Auf der anderen Seite ist der Nö. Bauernbund einer der heftigsten Gegner und Kritiker der Bundesregierung. Das zeigte sich bei der jüngsten Unterschriftenaktion und bei den Bezirkskonferenzen des Bauem-bundes.

Nun, von der Landwirtschaftspolitik der Regierung wird sich Czettel kaum Rückenwind erwarten können, aber er erhofft sich einen „Ankündigungseffekt“ von der Einigung über die Steuerreform. Er brauche sie noch im April, erklärte der SP-Spitzen-kandidat vor Pressevertretern. Czettel braucht offenbar auch den baldigen Abschluß der schon fast ausgehandelten Grenzlandhilfe des Bundes. Es ist klar, daß Kreisky und Czettel alle Trümpfe ausspielen, um die drohende Niederlage zu verhindern.

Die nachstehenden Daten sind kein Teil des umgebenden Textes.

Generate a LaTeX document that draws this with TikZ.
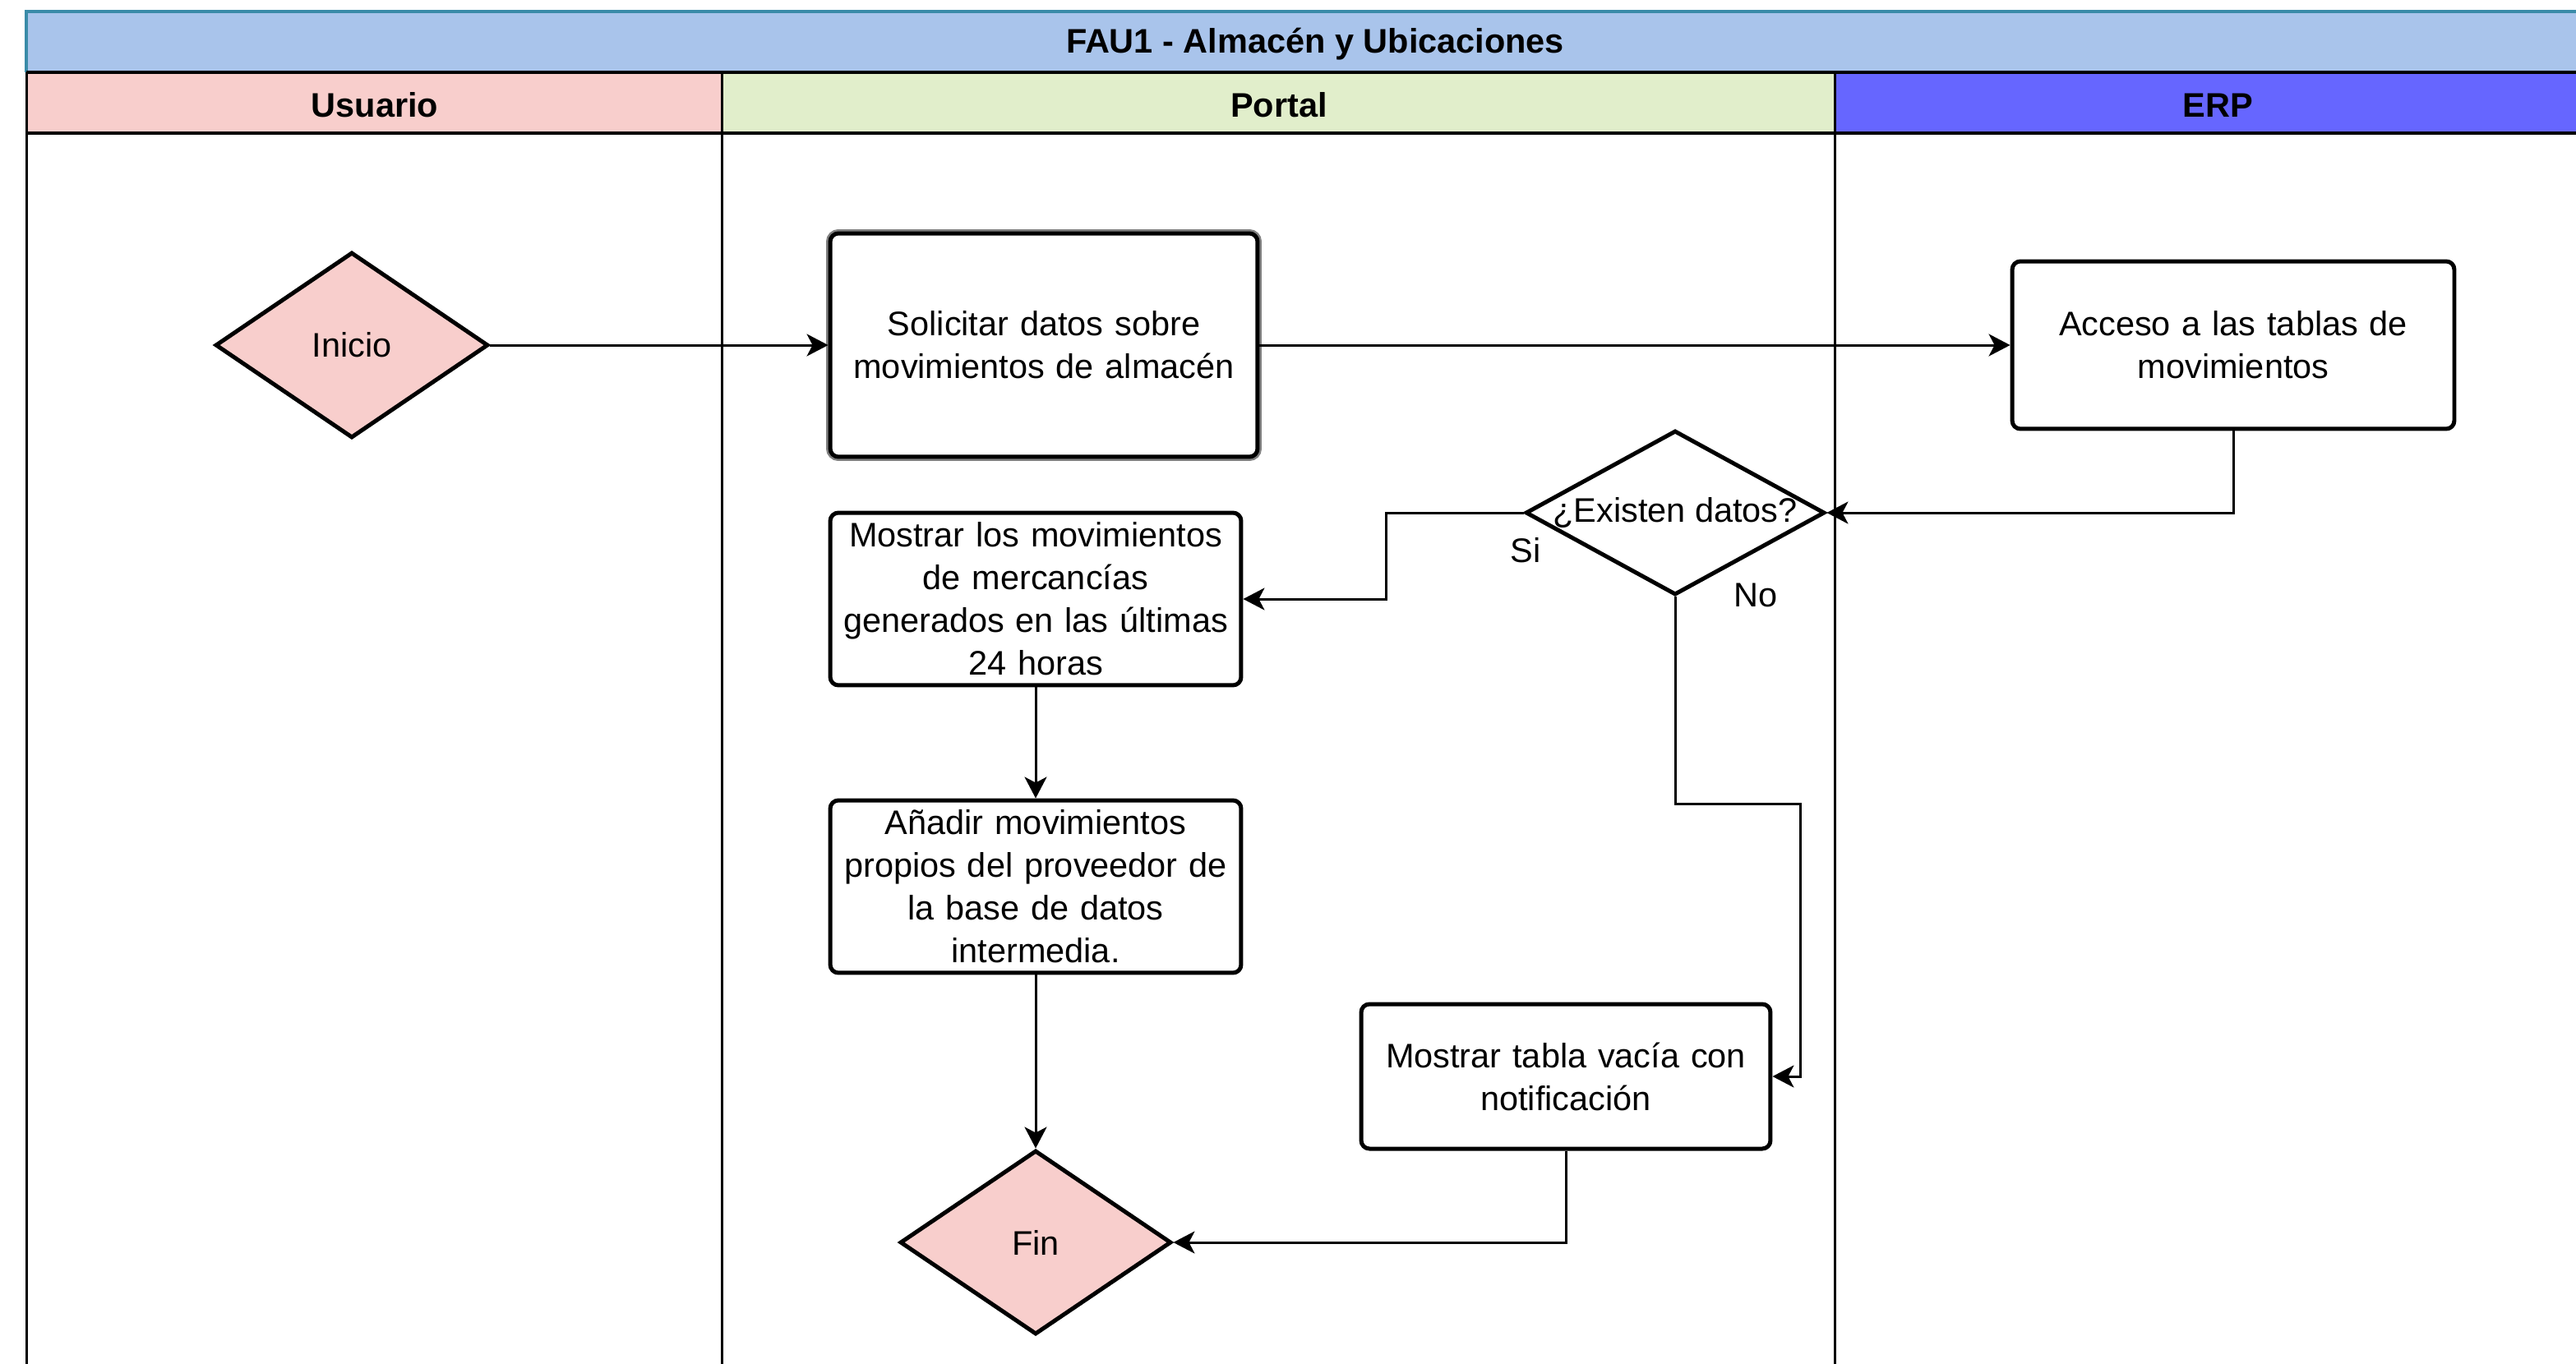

Landeshauptmann Maurer und sein Team gehen als klare Favorits in den Kampf, können vor allem auf Erfolge in der Raumordnungs- und Grenzlandpolitik verweisen und verspüren den für die ÖVP angenehmen Klimawechsel auf Bundesebene. Verfrühte Siegesfreude würde aber vielleicht zur Frühjahrsmüdigkeit im Funktionärskader führen. Und die Landtagswahl ist für die Volkspartei durchaus noch keine „gmahte Wiesn“ — hieß es dieser Tage in einer Aussendung der niederösterreichischen ÖVP.